While every woman loses their hair in different ways and in different stages, there are a number of types of medically recognized alopecia that have been classified. These are merely categories to help us understand the broad umbrella that is Female Hair Loss.
Alopecia Areata- The most common variation of all the autoimmune diseases. The hair loss presents itself in round smooth patches of various sizes. Considered an autoimmune disease, in which the immune system designed to protect the body from foreign invaders such as viruses and bacteria, mistakenly attacks the hair follicles. (US Department of Health and Human Services) Re-growth may occur without treatment or even after many years, however it is common for those with areata to go through stages of hair regrowth, even full re-growth, only to face losing the hair all over again.
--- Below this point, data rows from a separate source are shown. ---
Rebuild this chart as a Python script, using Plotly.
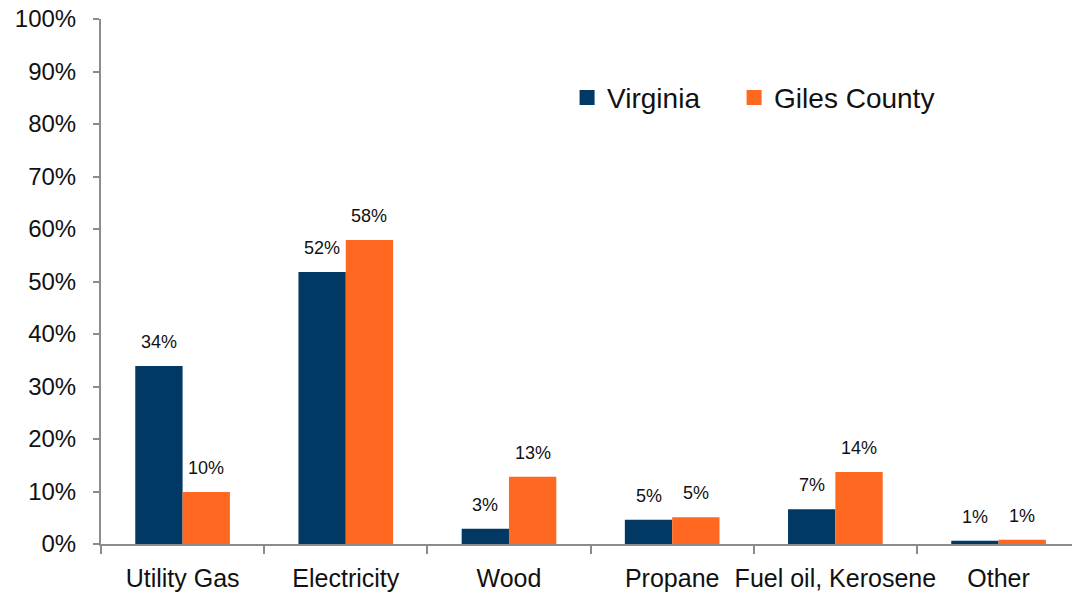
import plotly.graph_objects as go

categories = ["Utility Gas", "Electricity", "Wood", "Propane", "Fuel oil, Kerosene", "Other"]
virginia = [0.339, 0.518, 0.029, 0.046, 0.066, 0.006]
giles = [0.099, 0.579, 0.128, 0.051, 0.137, 0.008]
y_ticks = [0, 0.1, 0.2, 0.3, 0.4, 0.5, 0.6, 0.7, 0.8, 0.9, 1.0]

NAVY = "#023864"
ORANGE = "#FF6820"
FONT = "Liberation Sans"

BARGAP = 0.42
CAT_PX = 163  # pixel width of one category slot
BAR_PX = CAT_PX * (1 - BARGAP) / 2

fig = go.Figure()
series = [("Virginia", virginia, NAVY, -1, "legend"),
          ("Giles County", giles, ORANGE, 1, "legend2")]
for name, vals, color, side, leg in series:
    fig.add_trace(go.Bar(
        name=name, x=categories, y=vals, marker=dict(color=color, line=dict(width=0)),
        showlegend=False,
    ))
    # square swatch for the legend entry
    fig.add_trace(go.Scatter(
        name=name, x=[None], y=[None], mode="markers",
        marker=dict(symbol="square", size=15, color=color), legend=leg,
    ))
    # value labels floating above each bar
    for cat, v in zip(categories, vals):
        fig.add_annotation(
            x=cat, y=v, text=f"{v:.0%}", showarrow=False,
            xanchor="center", yanchor="bottom",
            xshift=side * BAR_PX / 2, yshift=12,
            font=dict(size=18, color="#111111", family=FONT),
        )

legend_style = dict(orientation="h", y=0.85, xanchor="left", yanchor="middle",
                    font=dict(size=28, family=FONT), bgcolor="rgba(0,0,0,0)",
                    itemwidth=30, itemsizing="trace")
fig.update_layout(
    width=1072, height=596,
    margin=dict(l=101, r=0, t=19, b=52),
    paper_bgcolor="white", plot_bgcolor="white",
    barmode="group", bargap=BARGAP, bargroupgap=0,
    font=dict(family=FONT, color="#111111"),
    showlegend=True,
    legend=dict(x=0.48, **legend_style),
    legend2=dict(x=0.652, **legend_style),
)
fig.update_xaxes(
    type="category", range=[-0.5, 5.45],
    showline=True, linecolor="#8c8c8c", linewidth=2,
    ticks="outside", tickson="boundaries", ticklen=8, tickcolor="#8c8c8c", tickwidth=2,
    tickangle=0, tickfont=dict(size=25, family=FONT), ticklabelstandoff=11,
    showgrid=False,
)
fig.update_yaxes(
    range=[0, 1.0], tickvals=y_ticks, tickformat=".0%",
    showline=True, linecolor="#8c8c8c", linewidth=2,
    ticks="outside", ticklen=6, tickcolor="#8c8c8c", tickwidth=2,
    tickfont=dict(size=24, family=FONT), ticklabelstandoff=12,
    showgrid=False, zeroline=False,
)

fig.write_html("out.html")
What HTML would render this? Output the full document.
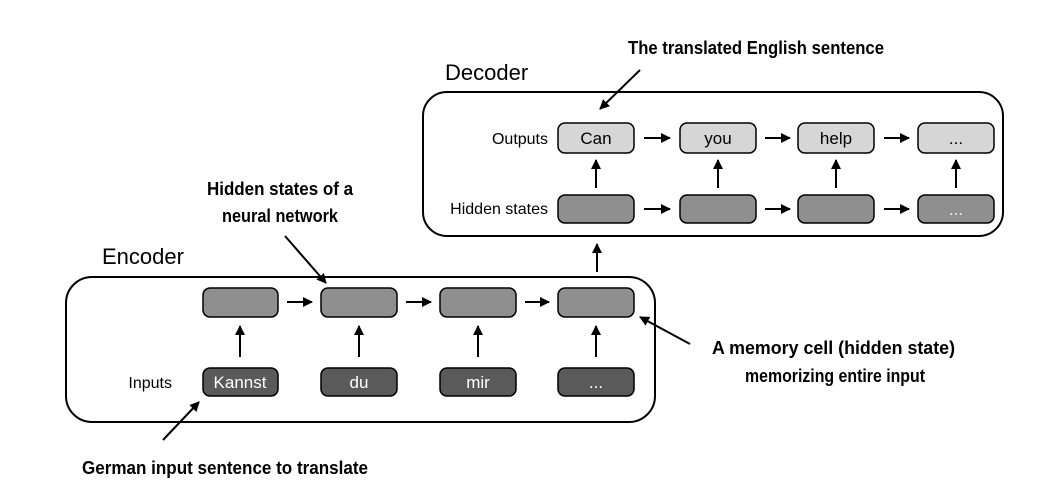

Most often areata begins in childhood, however it can happen later in life. This cycle of re-growth and loss and the unknown makes those living with areata doubly devastating. Hair Falls out in small, round patches ranging in size. It is common that once you discover a patch and are diagnosed by a doctor, the individual loses his/her hair in a short period of time, even as quickly as three weeks.
Alopecia Areata Totalis- The 2nd form of alopecia areata, Totalis is the total loss of hair on head.
Alopecia Areata Universalis- The third type of areata, Unversalis is the full loss of hair on the head, face, and body, including eyebrows and eyelashes.
Androgenetica Alopecia or Female Pattern Hair Loss- the most common type of hair loss seen in women, known to be caused by an inherited gene. It’s onset occurs at puberty in genetically predisposed individuals. Some in the medical world distinguish Androgenetica from FPHL, however both are believed to have a genetic background influenced by hormonal imbalances. (Walker, Bald No More) Genetic hair loss can come from either parents side of the family.
The hair loss begins as thinning predominantly around the crown of the head and in cases, diffuse thinning all over the scalp.
Psychological Effects: No matter how the loss occurs, either quickly from Areata or more gradually from Female Pattern Hair Loss, living with less or no hair in this society raises many of the same issues for us: isolation, depression, low-self esteem, intimacy, trust, and shame.